An earlier HCFO project, led by Fowles, examined the effects of consumer survey-based report cards on the health care market place.  She investigated the impact of a Minnesota-mandated report card initiative that began in 1991 and required all health plans selling policies to state employees to participate in a consumer survey-based report card. Fowles found that the introduction of the report card increased attention given to quality improvement and service initiatives within the health plans. What plans valued most—and reacted to most significantly—was their reputation.  Concern about reputation was the largest driver of health plans’ response, even when they saw that consumers were not likely to react to the report card information.

For more information on Jinnet Briggs Fowles, Ph.D., and a list of selected publications please see: http://www.parknicollet.com/Institute/


Spotlight on Grantee Publication

Susan Bartlett Foote, J.D., M.A., an associate professor in the Division of Health Services Research and Policy at the University of Minnesota, is the co-author of an article that appears as an online early publication, and will be published in HSR, titled “Rules for Medical Markets: The Impact of Medicare Contractors on Coverage Policies.”  The article details HCFO sponsored research examining Medicare’s local contractors’ role in medical markets and nationally consistent payment rules. 
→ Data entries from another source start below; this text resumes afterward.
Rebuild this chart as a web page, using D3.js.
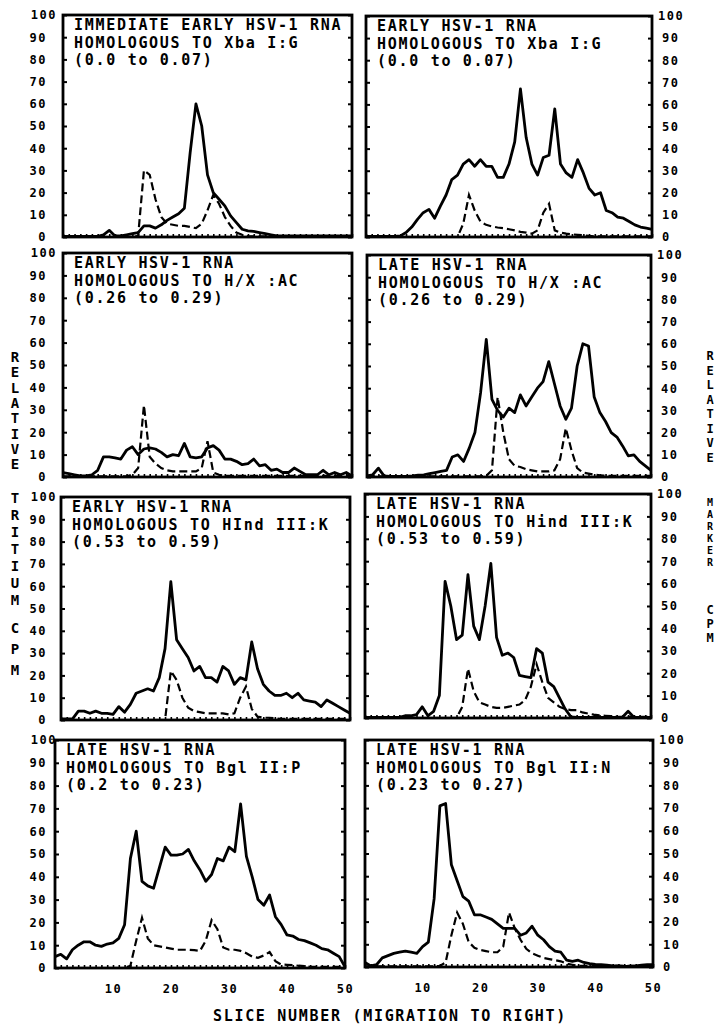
<!DOCTYPE html>
<html>
<head>
<meta charset="utf-8">
<script src="https://cdnjs.cloudflare.com/ajax/libs/d3/7.8.5/d3.min.js"></script>
<style>
  body { margin: 0; background: #fff; }
  text { font-family: "DejaVu Sans Mono", monospace; font-weight: bold; fill: #000; }
</style>
</head>
<body>
<svg id="chart" width="720" height="1030"></svg>
<script>
// slice numbers 0..50 and tick values
const slices = d3.range(0, 51);
const yTicks = d3.range(0, 101, 10);
const xTicks = [10, 20, 30, 40, 50];

// panel captions
const captions = [
    ["IMMEDIATE EARLY HSV-1 RNA", "HOMOLOGOUS TO Xba I:G", "(0.0 to 0.07)"],
    ["EARLY HSV-1 RNA", "HOMOLOGOUS TO Xba I:G", "(0.0 to 0.07)"],
    ["EARLY HSV-1 RNA", "HOMOLOGOUS TO H/X :AC", "(0.26 to 0.29)"],
    ["LATE HSV-1 RNA", "HOMOLOGOUS TO H/X :AC", "(0.26 to 0.29)"],
    ["EARLY HSV-1 RNA", "HOMOLOGOUS TO HInd III:K", "(0.53 to 0.59)"],
    ["LATE HSV-1 RNA", "HOMOLOGOUS TO Hind III:K", "(0.53 to 0.59)"],
    ["LATE HSV-1 RNA", "HOMOLOGOUS TO Bgl II:P", "(0.2 to 0.23)"],
    ["LATE HSV-1 RNA", "HOMOLOGOUS TO Bgl II:N", "(0.23 to 0.27)"]
];

// solid = tritium RNA, dashed = marker
const ieXbaRna = [0.3,0.3,0.3,0.3,0.3,0.3,0.3,1,3,0.5,0.5,1,1.5,2,5,5,4,5.5,7.5,9,10.5,13,38,60,50,28,20,17,14,9.5,6.5,3.5,2.8,2.5,2,1.5,1,0.5,0.5,0.5,0.5,0.5,0.5,0.5,0.5,0.5,0.5,0.5,0.5,0.5,0.5];
const ieXbaMarker = [0,0,0,0,0,0,0,0,0,0,0,0,0,0.5,30,28,17,9,6,5.5,5,5,4.5,4,6,12,19,15,9,5,2,1,0.3,0.3,0.3,0.3,0.3,0.3,0.3,0.3,0.3,0.3,0.3,0.3,0.3,0.3,0.3,0.3,0.3,0.3,0.3];

const eXbaRna = [0.3,0.3,0.3,0.3,0.3,0.3,0.5,2,4.5,8,11,12.5,8.5,14,19,26,28,33,35,32,35,32,32,27,27,33,43,67,45,33,28,36,37,58,33,29,27,35,29,22,19,20,12,11,9,8.5,7,5.5,4.5,4,3.5];
const eXbaMarker = [0,0,0,0,0,0,0,0,0,0,0,0,0,0,0,0,0,6,19,12,7,5.5,4.8,4.3,4,3.5,3,2.3,2,1.5,3,11,15,3,2,1.5,1.2,1,0.8,0.5,0.3,0.3,0.3,0.3,0.3,0.3,0.3,0.3,0.3,0.3,0.3];

const eHxRna = [2,1.5,1,0.5,0.5,1,3,9,9,8.5,8,12,13.5,10,12.5,13,12.5,11,9,10,9.5,15,9,8.5,9,13,14,12,8,8,7,5.5,6,8,5,5.5,3,3.5,2,2,4,2.5,1,1,1,3,1,2,1,2,0.5];
const eHxMarker = [0.3,0.3,0.3,0.3,0.3,0.3,0.3,0.3,0.3,0.3,0.3,0.3,1,4,32,9,6,4,3,2.5,2.5,2.5,2.5,2.5,4,16,2,1,0.5,0.5,0.5,0.5,0.5,0.5,0.5,0.5,0.5,0.5,0.5,0.5,0.5,0.5,0.5,0.5,0.5,0.5,0.5,0.5,0.5,0.5,0.5];

const lHxRna = [0.5,1,4,0.5,0.3,0.3,0.3,0.3,0.5,0.8,1,1.5,2,2.5,3,9,10,7,13,20,38,62,35,30,27,31,29,37,32,36,40,43,52,42,32,26,31,50,60,59,36,29,25,20,18,14,9.5,10,7,5,3];
const lHxMarker = [0.3,0.3,0.3,0.3,0.3,0.3,0.3,0.3,0.3,0.3,0.3,0.3,0.3,0.3,0.3,0.3,0.3,0.3,0.3,0.3,0.3,0.5,3,36,20,8,5,4.5,3.5,3,2.5,2.5,2.5,3,8,22,12,4,2,1.5,1,0.8,0.6,0.5,0.5,0.5,0.5,0.5,0.5,0.5,0.5];

const eHindRna = [0.5,0.5,0.5,4,4,3,4,3,3,2.5,6,3.5,7,12,13,14,13,19,32,62,36,32,28,22,24,19,19,17,24,22,16,19,18,35,23,16,13,11,11,12,10,12,9,8.5,8,6,9,7.5,6,4.5,3];
const eHindMarker = [0,0,0,0,0,0,0,0,0,0,0,0,0,0,0,0,0,0,0,22,18,10,5.5,4,3.5,3,3,3,3,2.5,3,10,15,5,1.5,1,1,0.8,0.5,0.5,0.5,0.5,0.5,0.5,0.5,0.5,0.5,0.5,0.5,0.5,0.5];

const lHindRna = [0.3,0.3,0.3,0.3,0.3,0.3,0.3,1,1,1.5,5,1,3,10,61,50,35,37,64,41,35,50,69,36,28,29,27,19,18.5,18,31,29,16,14,9,4,0.5,0.3,0.3,0.3,0.3,0.3,0.3,0.3,0.3,0.3,3,0.3,0.3,0.3,0.3];
const lHindMarker = [0,0,0,0,0,0,0,0,0,0,0,0,0,0,0,0,0,5,22,12,7,6,5,4.5,4.5,5,5.5,6,8,14,24,16,9,7,5,4,3.5,3.5,2.5,2,1.5,1.2,1,0.8,0.6,0.5,0.5,0.5,0.5,0.5,0.5];

const lBglPRna = [5,6,4,8,10,11.5,11.5,10,9.5,10.5,11,13,19,48,60,38,36,35,44,53,49.5,49.5,50,52,47,43,38,41,48,47,53,51,72,49,40,30,27.5,32,22.5,19,14.5,14,12.5,12,11,10,8.5,8,6.5,5,0.5];
const lBglPMarker = [0,0,0,0,0,0,0,0,0,0,0,0,0,1,12,22,13,10,9.5,9,8.5,8,8,8,7.8,7.5,12,21,17,9,8,8,7.5,6.5,5,4.5,5.5,7,3,1.5,1.4,1.3,1,0.8,0.5,0.5,0.5,0.5,0.5,0.5,0.5];

const lBglNRna = [2,0.5,1,4,5,6,6.5,7,6.5,6,9,11,30,71,72,45,38,31,29,23,23,22,21,19,17,17,17,14,15,18,14,12,9,7,6.5,3,2.5,3,2,1.5,1.2,1,0.8,0.5,0.5,0.3,0.3,0.5,0.8,1,1];
const lBglNMarker = [0.3,0.3,0.3,0.3,0.3,0.3,0.3,0.3,0.3,0.3,0.3,0.3,0.3,0.5,2,14,24,19,11,8.5,7.5,7,6.5,6.5,9,24,17,12,8,6,5,4,3.5,3,2.5,1.5,1,0.5,0.5,0.5,0.5,0.5,0.5,0.5,0.5,0.5,0.5,0.5,0.5,0.5,0.5];

// panel boxes (the scan is slightly skewed, so each box has its own edges)
const panels = [
    { x0: 63,  x1: 352, y0: 15,  y1: 237, side: "left",  rna: ieXbaRna, marker: ieXbaMarker, cap: captions[0] },
    { x0: 366, x1: 652, y0: 16,  y1: 237, side: "right", rna: eXbaRna,  marker: eXbaMarker,  cap: captions[1] },
    { x0: 63,  x1: 352, y0: 253, y1: 477, side: "left",  rna: eHxRna,   marker: eHxMarker,   cap: captions[2] },
    { x0: 367, x1: 651, y0: 255, y1: 477, side: "right", rna: lHxRna,   marker: lHxMarker,   cap: captions[3] },
    { x0: 61,  x1: 350, y0: 497, y1: 720, side: "left",  rna: eHindRna, marker: eHindMarker, cap: captions[4] },
    { x0: 365, x1: 651, y0: 494, y1: 718, side: "right", rna: lHindRna, marker: lHindMarker, cap: captions[5] },
    { x0: 55,  x1: 345, y0: 740, y1: 968, side: "left",  rna: lBglPRna, marker: lBglPMarker, cap: captions[6], xLabels: true },
    { x0: 365, x1: 653, y0: 740, y1: 967, side: "right", rna: lBglNRna, marker: lBglNMarker, cap: captions[7], xLabels: true }
];

const svg = d3.select("#chart");

function styleAxis(g, size) {
    g.select(".domain").remove();
    g.selectAll("line").attr("stroke", "#000").attr("stroke-width", 2);
    g.selectAll("text")
        .attr("font-family", null)
        .style("font-size", size + "px")
        .style("letter-spacing", "1.5px");
}

panels.forEach(p => {
    const x = d3.scaleLinear().domain([0, 50]).range([p.x0, p.x1]);
    const y = d3.scaleLinear().domain([0, 100]).range([p.y1, p.y0]);
    const g = svg.append("g");

    // small inward ticks on both vertical sides, labels on the outer side
    const leftAxis = d3.axisLeft(y).tickValues(yTicks).tickSizeInner(-4).tickSizeOuter(0)
        .tickPadding(p.x0 - 47);
    const rightAxis = d3.axisRight(y).tickValues(yTicks).tickSizeInner(-4).tickSizeOuter(0)
        .tickPadding(10);
    if (p.side === "left") rightAxis.tickFormat("");
    else leftAxis.tickFormat("");

    g.append("g").attr("transform", `translate(${p.x0},0)`).call(leftAxis)
        .call(a => styleAxis(a, 12))
        .call(a => a.selectAll("text").filter(d => d === 100).attr("dx", 10));
    g.append("g").attr("transform", `translate(${p.x1},0)`).call(rightAxis)
        .call(a => styleAxis(a, 12))
        .call(a => a.selectAll("text").filter(d => d === 100).attr("dx", -4));

    // dotted look of the bottom edge: one tick per slice
    g.append("g").attr("transform", `translate(0,${p.y1})`)
        .call(d3.axisBottom(x).tickValues(slices).tickSizeInner(-3).tickSizeOuter(0).tickFormat(""))
        .call(a => { a.select(".domain").remove(); a.selectAll("line").attr("stroke-width", 1.6); });

    if (p.xLabels) {
        g.append("g").attr("transform", `translate(0,${p.y1})`)
            .call(d3.axisBottom(x).tickValues(xTicks).tickSize(0).tickPadding(16))
            .call(a => styleAxis(a, 12));
    }

    g.append("rect")
        .attr("x", p.x0).attr("y", p.y0)
        .attr("width", p.x1 - p.x0).attr("height", p.y1 - p.y0)
        .attr("fill", "none").attr("stroke", "#000").attr("stroke-width", 2.8);

    const line = d3.line().x((d, i) => x(slices[i])).y(d => y(d));

    g.append("path").datum(p.marker)
        .attr("d", line)
        .attr("fill", "none").attr("stroke", "#000")
        .attr("stroke-width", 2.2).attr("stroke-dasharray", "8,4");

    g.append("path").datum(p.rna)
        .attr("d", line)
        .attr("fill", "none").attr("stroke", "#000")
        .attr("stroke-width", 2.8).attr("stroke-linejoin", "round");

    p.cap.forEach((t, i) => {
        g.append("text")
            .attr("x", p.x0 + 11)
            .attr("y", p.y0 + 15 + i * 17.5)
            .style("font-size", "15px")
            .style("letter-spacing", "1.7px")
            .text(t);
    });
});

// vertical stacked axis titles
function stackWord(word, cx, yStart, step, size) {
    word.split("").forEach((c, i) => {
        svg.append("text")
            .attr("x", cx).attr("y", yStart + i * step)
            .attr("text-anchor", "middle")
            .style("font-size", size + "px")
            .text(c);
    });
}
stackWord("RELATIVE", 15, 362, 15.3, 14);
stackWord("TRITIUM", 15, 503, 17, 14);
stackWord("CPM", 15, 633, 21, 14);
stackWord("RELATIVE", 710, 360, 14.5, 12);
stackWord("MARKER", 710, 506, 12, 10);
stackWord("CPM", 710, 614, 14, 12);

svg.append("text")
    .attr("x", 390).attr("y", 1021)
    .attr("text-anchor", "middle")
    .style("font-size", "15px")
    .style("letter-spacing", "1.7px")
    .text("SLICE NUMBER (MIGRATION TO RIGHT)");
</script>
</body>
</html>
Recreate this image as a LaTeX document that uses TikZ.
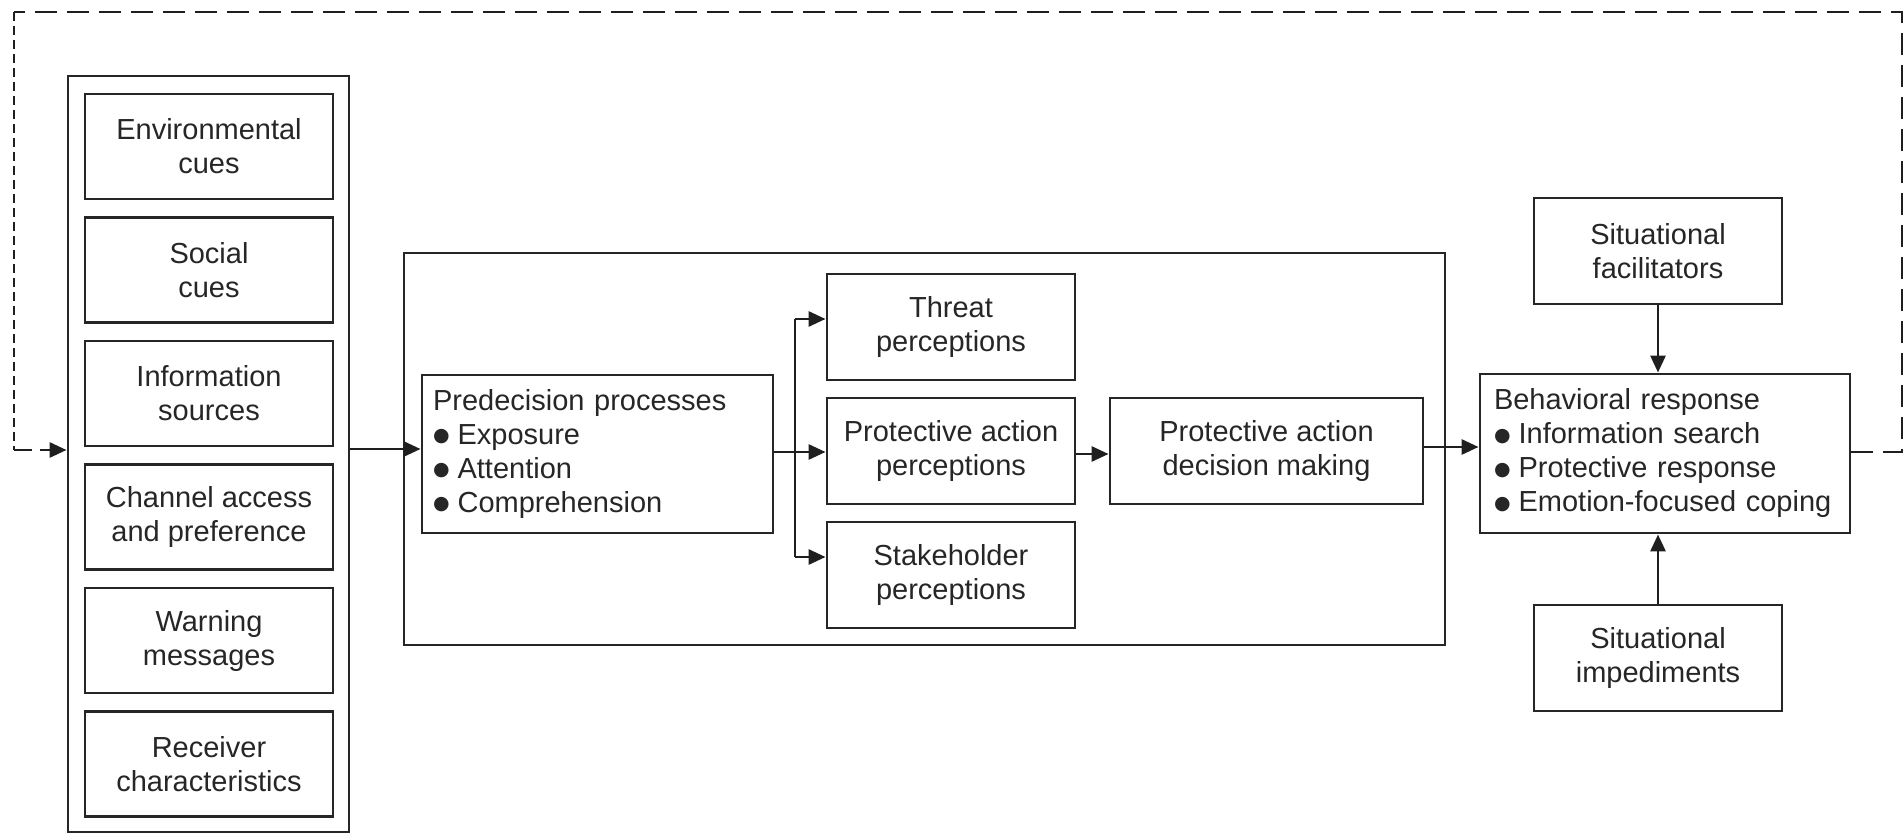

Current HCFO grantee publications and recent grant findings will be regularly featured in the results section of our Web site


 


New Data Available for Researchers

New Data Available for Researchers

New data from the National Center for Health Statistics (NCHS) on health insurance coverage is available for use. Last month, NCHS published "Health Insurance Coverage: Estimates from the National Health Interview Survey, January-September 2005." The report presents three key measures of health insurance coverage: persons who currently lack coverage; persons uninsured at any point in time in the previous year; and, persons who have experienced lack of coverage for more than one year. In the first three quarters of 2005, 14.1 percent of persons were uninsured at the time of the interview, 17.7 percent had been uninsured for some part of the previous year, and 10.1 percent had been uninsured for more than a year.

NCHS publishes each of these estimates quarterly, within six months of the close of each quarter. Complete calendar-year data from the National Health Interview Survey (NHIS) are released during the summer following the end of each data collection year. Currently, users can access calendar year 2004 questionnaires, data and related documentation
on the web at http://www.cdc.gov/nchs/about/major/nhis/quest_data_related_1997_forward.htm. The health insurance segment provides a full range of data items addressing health insurance, including type of health care coverage and managed care arrangements, that can be analyzed in relation to health behaviors, health care access and utilization, poverty status, and a variety of demographic variables.